Figure scripts
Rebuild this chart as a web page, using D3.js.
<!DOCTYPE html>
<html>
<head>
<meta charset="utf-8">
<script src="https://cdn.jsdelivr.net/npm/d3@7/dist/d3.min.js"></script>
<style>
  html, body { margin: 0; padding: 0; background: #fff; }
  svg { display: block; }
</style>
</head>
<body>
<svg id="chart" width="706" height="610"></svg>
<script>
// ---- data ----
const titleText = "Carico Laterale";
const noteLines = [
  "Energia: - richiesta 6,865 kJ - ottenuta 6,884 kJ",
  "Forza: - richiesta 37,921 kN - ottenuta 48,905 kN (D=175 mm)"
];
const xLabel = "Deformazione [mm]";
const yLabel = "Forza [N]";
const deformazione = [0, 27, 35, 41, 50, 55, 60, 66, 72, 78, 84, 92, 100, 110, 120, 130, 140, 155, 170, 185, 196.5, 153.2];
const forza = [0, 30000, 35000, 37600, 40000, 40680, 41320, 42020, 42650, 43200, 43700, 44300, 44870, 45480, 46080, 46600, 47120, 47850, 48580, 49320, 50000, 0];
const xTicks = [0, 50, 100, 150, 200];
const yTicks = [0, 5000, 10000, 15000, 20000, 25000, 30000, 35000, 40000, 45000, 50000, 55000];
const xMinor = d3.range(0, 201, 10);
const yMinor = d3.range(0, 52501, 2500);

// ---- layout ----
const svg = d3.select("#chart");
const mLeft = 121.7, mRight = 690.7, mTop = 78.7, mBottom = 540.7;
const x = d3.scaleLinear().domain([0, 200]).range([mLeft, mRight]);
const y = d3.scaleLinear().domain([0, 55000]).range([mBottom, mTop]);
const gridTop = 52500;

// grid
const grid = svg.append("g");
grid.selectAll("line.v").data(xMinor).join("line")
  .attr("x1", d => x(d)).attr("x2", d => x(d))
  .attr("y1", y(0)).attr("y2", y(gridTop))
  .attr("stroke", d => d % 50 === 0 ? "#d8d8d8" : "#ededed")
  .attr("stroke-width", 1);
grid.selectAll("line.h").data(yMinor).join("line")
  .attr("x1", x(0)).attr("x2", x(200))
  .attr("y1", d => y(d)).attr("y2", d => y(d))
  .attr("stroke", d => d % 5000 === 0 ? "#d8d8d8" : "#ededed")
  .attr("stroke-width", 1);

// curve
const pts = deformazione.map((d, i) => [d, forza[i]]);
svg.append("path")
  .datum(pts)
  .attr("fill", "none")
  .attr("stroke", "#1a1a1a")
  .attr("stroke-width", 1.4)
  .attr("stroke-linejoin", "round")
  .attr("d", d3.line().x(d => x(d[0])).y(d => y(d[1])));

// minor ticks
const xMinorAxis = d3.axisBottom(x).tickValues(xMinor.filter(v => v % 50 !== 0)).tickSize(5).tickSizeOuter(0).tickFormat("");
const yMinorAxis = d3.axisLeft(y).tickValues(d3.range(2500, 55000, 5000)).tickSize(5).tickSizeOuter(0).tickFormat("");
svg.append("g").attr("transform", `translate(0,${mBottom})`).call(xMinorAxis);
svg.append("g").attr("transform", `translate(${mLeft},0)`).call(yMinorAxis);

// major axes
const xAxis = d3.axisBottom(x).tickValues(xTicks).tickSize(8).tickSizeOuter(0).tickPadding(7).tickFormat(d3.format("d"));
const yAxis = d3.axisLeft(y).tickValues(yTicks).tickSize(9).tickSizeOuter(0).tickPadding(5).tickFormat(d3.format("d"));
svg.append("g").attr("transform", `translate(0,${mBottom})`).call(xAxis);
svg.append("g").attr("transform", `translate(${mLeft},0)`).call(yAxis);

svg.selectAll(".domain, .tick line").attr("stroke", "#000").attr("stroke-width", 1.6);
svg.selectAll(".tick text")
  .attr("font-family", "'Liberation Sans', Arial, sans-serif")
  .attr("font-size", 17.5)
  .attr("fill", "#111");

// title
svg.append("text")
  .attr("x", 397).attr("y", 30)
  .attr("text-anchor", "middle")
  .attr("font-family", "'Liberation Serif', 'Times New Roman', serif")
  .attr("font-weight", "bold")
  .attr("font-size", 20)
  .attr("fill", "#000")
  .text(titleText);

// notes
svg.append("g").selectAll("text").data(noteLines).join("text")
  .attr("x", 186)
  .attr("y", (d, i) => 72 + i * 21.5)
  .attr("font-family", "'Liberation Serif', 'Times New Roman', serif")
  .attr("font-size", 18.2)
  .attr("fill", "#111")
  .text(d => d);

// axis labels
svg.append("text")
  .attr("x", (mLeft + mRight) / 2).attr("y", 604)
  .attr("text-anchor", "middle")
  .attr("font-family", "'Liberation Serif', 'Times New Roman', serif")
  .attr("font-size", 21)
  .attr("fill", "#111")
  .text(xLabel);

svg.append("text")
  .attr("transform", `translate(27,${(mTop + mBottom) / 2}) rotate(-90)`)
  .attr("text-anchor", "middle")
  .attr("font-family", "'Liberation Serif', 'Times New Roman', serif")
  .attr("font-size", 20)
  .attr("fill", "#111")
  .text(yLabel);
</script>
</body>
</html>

* * *

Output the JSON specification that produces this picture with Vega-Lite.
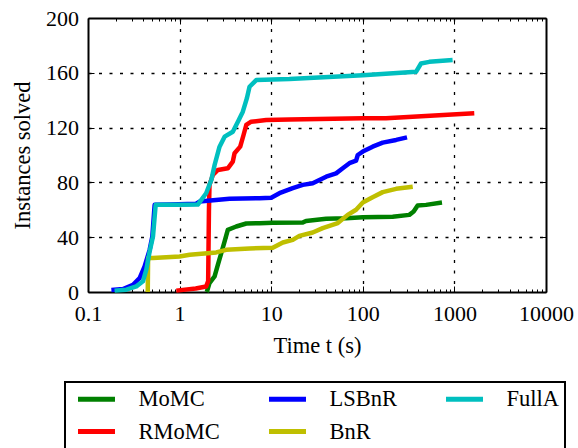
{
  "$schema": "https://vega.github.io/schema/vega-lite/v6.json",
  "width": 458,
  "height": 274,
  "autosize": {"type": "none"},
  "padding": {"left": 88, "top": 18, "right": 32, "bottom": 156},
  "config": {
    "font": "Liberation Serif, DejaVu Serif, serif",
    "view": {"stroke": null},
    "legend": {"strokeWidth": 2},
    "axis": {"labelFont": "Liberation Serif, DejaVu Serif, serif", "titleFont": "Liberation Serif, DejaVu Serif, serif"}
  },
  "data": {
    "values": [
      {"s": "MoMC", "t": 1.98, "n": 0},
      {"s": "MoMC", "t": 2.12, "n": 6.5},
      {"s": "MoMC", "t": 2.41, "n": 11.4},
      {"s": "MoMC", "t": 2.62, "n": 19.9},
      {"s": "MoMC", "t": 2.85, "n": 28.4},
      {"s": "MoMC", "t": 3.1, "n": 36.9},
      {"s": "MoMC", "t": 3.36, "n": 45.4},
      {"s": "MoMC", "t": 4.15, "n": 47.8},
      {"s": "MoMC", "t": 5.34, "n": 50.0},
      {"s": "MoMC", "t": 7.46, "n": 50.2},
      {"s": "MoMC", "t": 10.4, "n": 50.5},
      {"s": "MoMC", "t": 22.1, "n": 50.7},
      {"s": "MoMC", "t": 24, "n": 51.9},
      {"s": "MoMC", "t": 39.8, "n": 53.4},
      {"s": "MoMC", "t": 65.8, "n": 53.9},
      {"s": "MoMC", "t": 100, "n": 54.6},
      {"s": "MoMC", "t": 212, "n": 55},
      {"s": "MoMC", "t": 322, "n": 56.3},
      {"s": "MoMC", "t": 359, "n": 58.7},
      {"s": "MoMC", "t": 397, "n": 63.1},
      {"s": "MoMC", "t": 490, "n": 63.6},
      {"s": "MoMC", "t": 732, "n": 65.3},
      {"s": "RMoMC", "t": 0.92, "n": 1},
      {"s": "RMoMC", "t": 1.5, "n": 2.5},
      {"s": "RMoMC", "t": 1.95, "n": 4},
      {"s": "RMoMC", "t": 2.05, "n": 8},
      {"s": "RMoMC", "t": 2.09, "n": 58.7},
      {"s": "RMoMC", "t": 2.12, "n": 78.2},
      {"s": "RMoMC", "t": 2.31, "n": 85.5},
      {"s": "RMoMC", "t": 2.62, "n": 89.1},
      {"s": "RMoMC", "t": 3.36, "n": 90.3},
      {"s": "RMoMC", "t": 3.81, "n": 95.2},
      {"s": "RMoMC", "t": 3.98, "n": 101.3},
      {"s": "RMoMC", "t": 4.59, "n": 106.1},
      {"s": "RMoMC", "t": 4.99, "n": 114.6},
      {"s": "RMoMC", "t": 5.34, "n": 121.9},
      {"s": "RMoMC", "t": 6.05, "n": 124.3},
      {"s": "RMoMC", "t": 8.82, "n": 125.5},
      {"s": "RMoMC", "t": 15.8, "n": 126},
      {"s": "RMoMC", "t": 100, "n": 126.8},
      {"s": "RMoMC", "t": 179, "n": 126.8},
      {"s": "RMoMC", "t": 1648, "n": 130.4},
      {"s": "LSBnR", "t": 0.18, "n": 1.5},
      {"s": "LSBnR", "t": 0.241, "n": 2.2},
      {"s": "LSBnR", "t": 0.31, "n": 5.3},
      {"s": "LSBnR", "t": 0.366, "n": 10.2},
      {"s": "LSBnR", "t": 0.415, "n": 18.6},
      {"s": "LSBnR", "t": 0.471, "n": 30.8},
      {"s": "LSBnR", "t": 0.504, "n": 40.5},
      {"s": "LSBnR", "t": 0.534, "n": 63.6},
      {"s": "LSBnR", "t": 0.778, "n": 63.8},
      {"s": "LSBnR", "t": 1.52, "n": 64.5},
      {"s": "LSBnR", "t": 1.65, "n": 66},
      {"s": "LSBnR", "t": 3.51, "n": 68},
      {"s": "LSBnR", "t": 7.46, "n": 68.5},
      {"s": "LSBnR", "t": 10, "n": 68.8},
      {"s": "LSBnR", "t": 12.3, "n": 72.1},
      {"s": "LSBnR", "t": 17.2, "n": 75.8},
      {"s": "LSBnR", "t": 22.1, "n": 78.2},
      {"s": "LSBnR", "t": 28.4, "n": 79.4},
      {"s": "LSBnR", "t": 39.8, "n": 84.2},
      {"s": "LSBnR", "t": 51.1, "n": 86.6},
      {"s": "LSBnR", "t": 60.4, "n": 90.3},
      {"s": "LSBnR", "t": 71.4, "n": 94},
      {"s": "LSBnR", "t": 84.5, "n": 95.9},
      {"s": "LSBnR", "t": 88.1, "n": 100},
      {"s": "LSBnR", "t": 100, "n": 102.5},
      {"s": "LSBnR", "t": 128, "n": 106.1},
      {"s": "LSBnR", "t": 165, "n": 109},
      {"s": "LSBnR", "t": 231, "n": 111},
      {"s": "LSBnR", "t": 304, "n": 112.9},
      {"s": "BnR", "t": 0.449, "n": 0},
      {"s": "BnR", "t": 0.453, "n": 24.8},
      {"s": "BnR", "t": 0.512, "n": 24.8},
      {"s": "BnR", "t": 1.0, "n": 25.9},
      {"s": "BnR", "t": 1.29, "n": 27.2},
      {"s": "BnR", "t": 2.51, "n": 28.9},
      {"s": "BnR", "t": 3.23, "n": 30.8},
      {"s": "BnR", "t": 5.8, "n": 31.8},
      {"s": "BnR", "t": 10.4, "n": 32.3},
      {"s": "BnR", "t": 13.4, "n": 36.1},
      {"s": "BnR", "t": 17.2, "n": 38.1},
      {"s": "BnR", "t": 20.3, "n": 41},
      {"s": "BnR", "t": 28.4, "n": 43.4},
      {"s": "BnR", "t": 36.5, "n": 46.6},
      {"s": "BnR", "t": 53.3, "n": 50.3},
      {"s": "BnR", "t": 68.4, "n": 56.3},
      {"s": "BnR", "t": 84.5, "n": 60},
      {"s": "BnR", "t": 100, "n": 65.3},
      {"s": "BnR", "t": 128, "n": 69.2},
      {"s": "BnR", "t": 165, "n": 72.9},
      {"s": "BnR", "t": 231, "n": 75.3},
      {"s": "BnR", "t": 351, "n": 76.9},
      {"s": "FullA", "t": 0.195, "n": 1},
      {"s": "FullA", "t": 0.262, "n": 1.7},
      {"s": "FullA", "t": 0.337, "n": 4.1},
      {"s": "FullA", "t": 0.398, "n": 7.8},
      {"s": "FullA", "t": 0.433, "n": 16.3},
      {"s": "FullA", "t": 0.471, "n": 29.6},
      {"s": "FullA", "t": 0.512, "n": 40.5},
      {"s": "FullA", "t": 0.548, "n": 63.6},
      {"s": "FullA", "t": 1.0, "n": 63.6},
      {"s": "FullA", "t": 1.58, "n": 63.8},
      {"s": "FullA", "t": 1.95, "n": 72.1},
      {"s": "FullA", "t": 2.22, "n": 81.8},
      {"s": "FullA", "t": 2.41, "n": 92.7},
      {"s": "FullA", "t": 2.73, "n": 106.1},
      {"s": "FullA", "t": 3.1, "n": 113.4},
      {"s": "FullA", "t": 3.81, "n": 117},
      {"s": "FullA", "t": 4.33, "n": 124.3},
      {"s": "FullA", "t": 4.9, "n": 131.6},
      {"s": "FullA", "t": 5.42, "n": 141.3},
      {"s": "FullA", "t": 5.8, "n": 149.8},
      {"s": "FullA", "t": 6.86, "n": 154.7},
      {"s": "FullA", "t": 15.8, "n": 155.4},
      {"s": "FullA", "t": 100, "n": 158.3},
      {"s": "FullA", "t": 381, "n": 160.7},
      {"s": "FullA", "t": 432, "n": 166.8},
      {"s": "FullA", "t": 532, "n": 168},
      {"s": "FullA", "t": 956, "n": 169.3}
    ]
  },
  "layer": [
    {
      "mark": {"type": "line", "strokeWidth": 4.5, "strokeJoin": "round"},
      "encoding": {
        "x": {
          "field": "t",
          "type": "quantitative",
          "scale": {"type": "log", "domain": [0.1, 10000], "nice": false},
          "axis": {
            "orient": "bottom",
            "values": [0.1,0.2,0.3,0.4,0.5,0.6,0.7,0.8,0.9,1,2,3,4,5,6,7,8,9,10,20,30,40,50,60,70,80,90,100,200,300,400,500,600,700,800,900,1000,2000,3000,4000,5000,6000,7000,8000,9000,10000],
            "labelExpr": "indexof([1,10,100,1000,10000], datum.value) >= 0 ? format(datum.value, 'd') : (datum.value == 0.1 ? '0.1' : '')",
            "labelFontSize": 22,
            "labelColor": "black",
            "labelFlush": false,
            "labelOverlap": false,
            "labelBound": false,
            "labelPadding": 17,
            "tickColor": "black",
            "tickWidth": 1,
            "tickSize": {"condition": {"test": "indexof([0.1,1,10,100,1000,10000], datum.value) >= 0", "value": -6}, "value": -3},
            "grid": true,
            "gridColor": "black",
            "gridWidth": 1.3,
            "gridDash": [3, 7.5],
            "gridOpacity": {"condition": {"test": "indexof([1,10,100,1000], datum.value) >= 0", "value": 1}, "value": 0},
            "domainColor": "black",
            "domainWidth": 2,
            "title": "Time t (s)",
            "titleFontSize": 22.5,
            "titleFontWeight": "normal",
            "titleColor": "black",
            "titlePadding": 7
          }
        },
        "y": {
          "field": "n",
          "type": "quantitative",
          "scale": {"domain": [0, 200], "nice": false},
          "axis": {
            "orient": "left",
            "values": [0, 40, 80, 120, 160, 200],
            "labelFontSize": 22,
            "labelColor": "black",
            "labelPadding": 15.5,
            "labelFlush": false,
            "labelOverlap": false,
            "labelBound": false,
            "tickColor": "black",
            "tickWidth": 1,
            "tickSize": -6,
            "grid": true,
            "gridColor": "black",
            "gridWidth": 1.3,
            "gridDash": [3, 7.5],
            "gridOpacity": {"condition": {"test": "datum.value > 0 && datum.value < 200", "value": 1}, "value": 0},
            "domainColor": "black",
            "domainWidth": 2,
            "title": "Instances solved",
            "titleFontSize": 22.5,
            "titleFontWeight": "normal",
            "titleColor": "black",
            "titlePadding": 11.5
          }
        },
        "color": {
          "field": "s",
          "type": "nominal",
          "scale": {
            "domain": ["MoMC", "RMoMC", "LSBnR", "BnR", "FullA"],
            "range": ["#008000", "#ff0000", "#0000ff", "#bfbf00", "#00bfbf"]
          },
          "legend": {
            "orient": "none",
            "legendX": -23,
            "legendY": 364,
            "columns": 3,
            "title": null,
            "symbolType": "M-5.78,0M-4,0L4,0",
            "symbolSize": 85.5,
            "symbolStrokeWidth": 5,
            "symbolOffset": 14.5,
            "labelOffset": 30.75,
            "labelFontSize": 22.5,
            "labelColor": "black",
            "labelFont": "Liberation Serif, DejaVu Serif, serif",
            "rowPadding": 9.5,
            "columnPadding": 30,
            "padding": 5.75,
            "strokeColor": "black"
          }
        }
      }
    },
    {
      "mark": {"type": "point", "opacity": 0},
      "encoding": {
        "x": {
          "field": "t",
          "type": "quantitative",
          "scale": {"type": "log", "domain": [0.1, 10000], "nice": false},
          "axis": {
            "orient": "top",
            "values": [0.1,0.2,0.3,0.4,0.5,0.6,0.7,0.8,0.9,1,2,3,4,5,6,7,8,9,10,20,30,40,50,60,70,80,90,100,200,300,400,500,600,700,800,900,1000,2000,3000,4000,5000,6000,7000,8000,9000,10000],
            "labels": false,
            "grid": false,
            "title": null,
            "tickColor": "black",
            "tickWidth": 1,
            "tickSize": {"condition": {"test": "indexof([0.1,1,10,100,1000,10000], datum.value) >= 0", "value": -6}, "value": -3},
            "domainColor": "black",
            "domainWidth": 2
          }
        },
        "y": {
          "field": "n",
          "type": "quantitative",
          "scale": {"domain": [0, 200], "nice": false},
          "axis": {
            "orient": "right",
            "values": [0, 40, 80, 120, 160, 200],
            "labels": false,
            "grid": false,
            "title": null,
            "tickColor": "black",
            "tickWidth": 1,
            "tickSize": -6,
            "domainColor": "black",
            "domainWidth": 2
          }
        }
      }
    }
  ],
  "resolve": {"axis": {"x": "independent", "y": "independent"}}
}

▶ Aim
From the data, list each line in which the string "chart" appears.

▶ Problem solution
Rebuild this chart as a web page, using D3.js.
<svg id="chart" width="706" height="610"></svg>
const svg = d3.select("#chart");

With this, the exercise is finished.